Bitcoin's price has become the most-watched number in finance, swinging from euphoric highs to gut-wrenching lows in a matter of days. Yet behind every candle on the chart lies a tangle of forces — some obvious, some buried in code. Understanding BTC pricing isn't about predicting the next spike; it's about reading the map of incentives that drive millions of participants worldwide.
What BTC Pricing Actually Means
When someone says "BTC pricing," they usually mean the spot price — the last traded value on a major exchange like Coinbase or Binance. But that's only the surface. The full picture includes the index price (a volume-weighted aggregate across exchanges), the mark price used in derivatives (designed to prevent manipulation), and the implied valuation of futures and options markets.
Each metric tells a different story. Spot reveals real-time demand. Futures pricing shows where leveraged traders expect the market to head. Options skew hints at whether hedgers are bracing for downside or chasing upside. Treating any single number as "the price" is like reading one weather station and assuming it describes the whole continent.
This is why professional desks track dozens of feeds simultaneously. For retail investors, the practical lesson is simpler: check at least two independent sources before reacting to a headline, and remember that exchanges in low-liquidity regions can print prices that diverge by hundreds of dollars from the global benchmark.
Supply Mechanics and Demand Pressure
Bitcoin's monetary design is fixed and predictable. Only 21 million coins will ever exist, and new supply enters circulation through mining rewards that halve roughly every four years.

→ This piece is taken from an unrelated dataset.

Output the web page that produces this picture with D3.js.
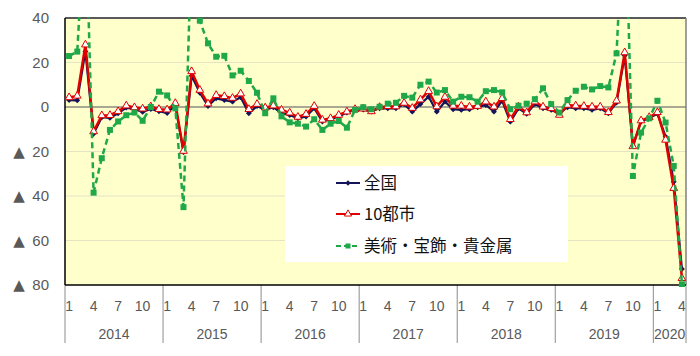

Each halving event has historically preceded multi-year bull runs because the rate of new supply suddenly drops while demand stays constant or grows.
But supply isn't just about the schedule. A meaningful slice of existing BTC is effectively lost — locked in forgotten wallets, stranded on damaged hard drives, or held by long-dead holders. Estimates suggest between 3 and 4 million BTC may be permanently inaccessible. That silent shrinkage tightens float and amplifies price reactions when demand shifts.
On the demand side, three cohorts matter most:
- Retail buyers — driven by narrative cycles, social media buzz, and fear of missing out.
- Institutional allocators — pensions, endowments, and publicly traded companies using BTC as a treasury reserve.
- Sovereign and corporate adopters — nation-states and large corporations adding Bitcoin to balance sheets as a long-term hedge.
When any of these groups accelerate buying, prices respond. When they pause, the chart often stalls.
How Macro Events and Sentiment Shape the Chart
Bitcoin was once dismissed as "magic internet money," immune to traditional finance. That illusion is gone. Today, BTC pricing reacts sharply to U.S. interest rate decisions, inflation prints, and dollar strength. When real yields rise, the opportunity cost of holding a non-yielding asset like Bitcoin climbs, and prices typically soften. When the Federal Reserve signals easing, liquidity returns and risk assets, crypto included, tend to rally.
Geopolitics has also entered the chat. Sanctions, capital controls, and currency devaluations in emerging markets routinely drive local BTC premiums above the global spot price. In some periods, that gap has stretched beyond 10%, revealing real-world demand that global exchanges can't capture.
Sentiment, meanwhile, moves faster than any data release. A single tweet from a high-profile figure, a rumored exchange hack, or a surprise ETF approval can swing prices by double-digit percentages within hours. The Crypto Fear & Greed Index attempts to quantify this mood, but traders should treat it as a contrarian thermometer rather than a forecast tool.
On-Chain Signals and Technical Levels Traders Watch
Beyond the headlines, a growing toolkit of on-chain metrics offers a clearer view of BTC pricing dynamics. Two stand out:
- Exchange netflow — when coins move into exchanges, holders are usually preparing to sell; when coins leave, accumulation is underway.
- MVRV ratio — compares market cap to realized cap, signaling whether the network is overvalued or undervalued relative to historical norms.
Technical traders layer this with classic chart work. Round-number psychological levels (like $100K or $50K), previous all-time highs, and the 200-week moving average have repeatedly acted as support or resistance. These aren't magical lines, but they matter because millions of orders cluster around them.
None of these indicators predict the future with certainty. They simply reframe probability. Combining them with disciplined risk management — position sizing, stop losses, and a clear thesis — gives traders a fighting chance against markets that are, by design, brutally competitive.
Key Takeaways
BTC pricing is not a single number. It's a layered conversation between fixed supply, shifting demand, macroeconomic tides, and trader psychology. The chart you see on your phone is the end result of millions of decisions made across every time zone, every minute.
If you want to read the market better, focus on three habits:
- Track multiple data sources — spot, index, and futures mark prices together.
- Watch the supply schedule — halvings reset the clock on long-term cycles.
- Respect sentiment extremes — euphoria and panic are usually closer to the end of a move than the beginning.
No model captures everything. But the investors who last are the ones who treat Bitcoin as both a technical asset and a human one — where code sets the rules and people decide the price.